Duran Duran bassist/sex symbol/all-around good guy John Taylor turns 52 years old today. And no, I don’t actually have 52 entirely well-thought-out reasons why he’s as cool as he is — even though he clearly deserves each and every one. I’ll do what I can. Feel free to add more in the comments.
HE’S STILL NERDY: John loves to use Twitter. But unlike the vast majority of pretentious celebrities who use it, J.T. is just one of us, tweeting important and — sure — some important stuff too. This week’s best tweet so far: “excuse me- I am headed uptown with Mssrs Taylor and Le Bon to watch England.” Or maybe more appropriately: “come on 52- let’s get this over and done with..”
HE’S HUMBLE BUT HONEST ABOUT HIS LOOKS: In an interview last year, the reporter asked about his sex symbol status. Okay, not the greatest question, or even unexpected, and John could have thrown him a lame answer and nobody would have blamed him. Instead we got: “It’s a beautiful thing. I’m happy to be of service. Look, I’m OK with who I am.”
HIS BASS WORK IS LEGENDARY: Okay, so Taylor didn’t make Rolling Stone’s list of top 10 bassists. Big surprise. That magazine, which holds the Rock Hall of Fame hostage, should have voted DD into Cleveland the first years of eligibility. But plenty of other rankings do include Taylor among their top 10. “Taylor’s work is tight, funky, and melodic, but what sets it apart is its elegance,” one reviewer said. “He has the heart of a ’60s R&B bassist, but also a knack for detail, which makes his bass playing very exact and to the point.”
THE SOLO WORK: No, not his stuff with Power Station. Did you know Taylor’s done a bunch of solo projects through the years? If you didn’t, it’s because it’s not shoved down our throats, like some artists are guilty of doing.
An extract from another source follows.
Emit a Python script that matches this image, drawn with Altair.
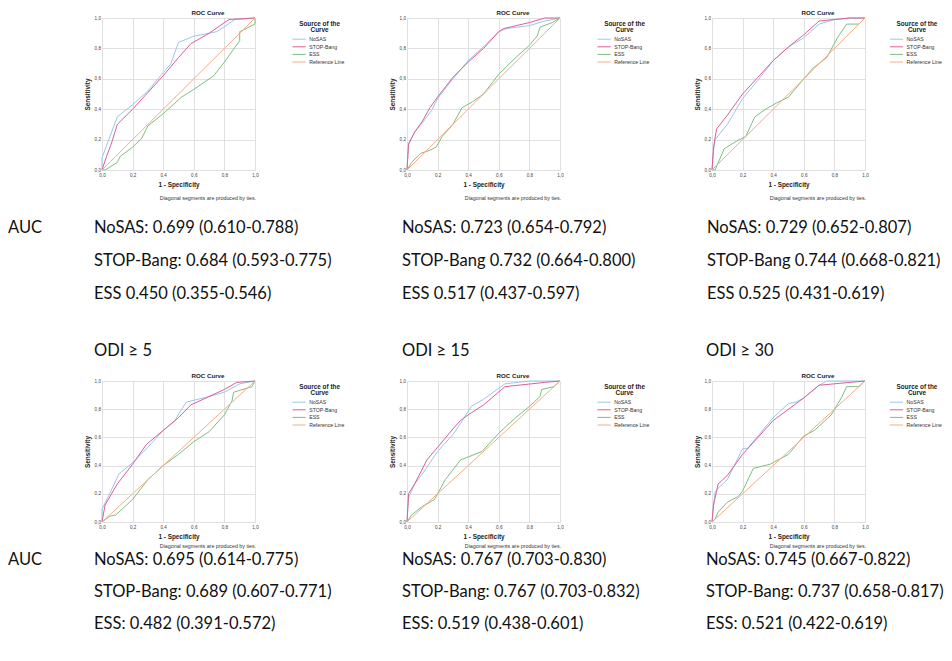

Google “Feelings Are Good” (his first solo work with Steve Jones of the Sex Pistols) and “Dream Home Heartaches,” his reworking of several Roxy Music classics.
HE’S ONE OF US: Consider this quote of his about illegal downloading of music: “It’s never, ever bothered me. I’m a music fan that didn’t have a lot of pocket money when he was a kid. I bought what I could afford and taped the rest off radio or made a tape from my friend’s copy of the album. I’m not hurting. I don’t have an attachment to what I call ‘delivery systems’. We write songs and we perform them live – that’s what we do for a living. … I think songwriters and performers will survive. They just will. Maybe there isn’t as much money in the pot as there was in the mid-70s or mid-80s, but the good writers and the good performers will survive.”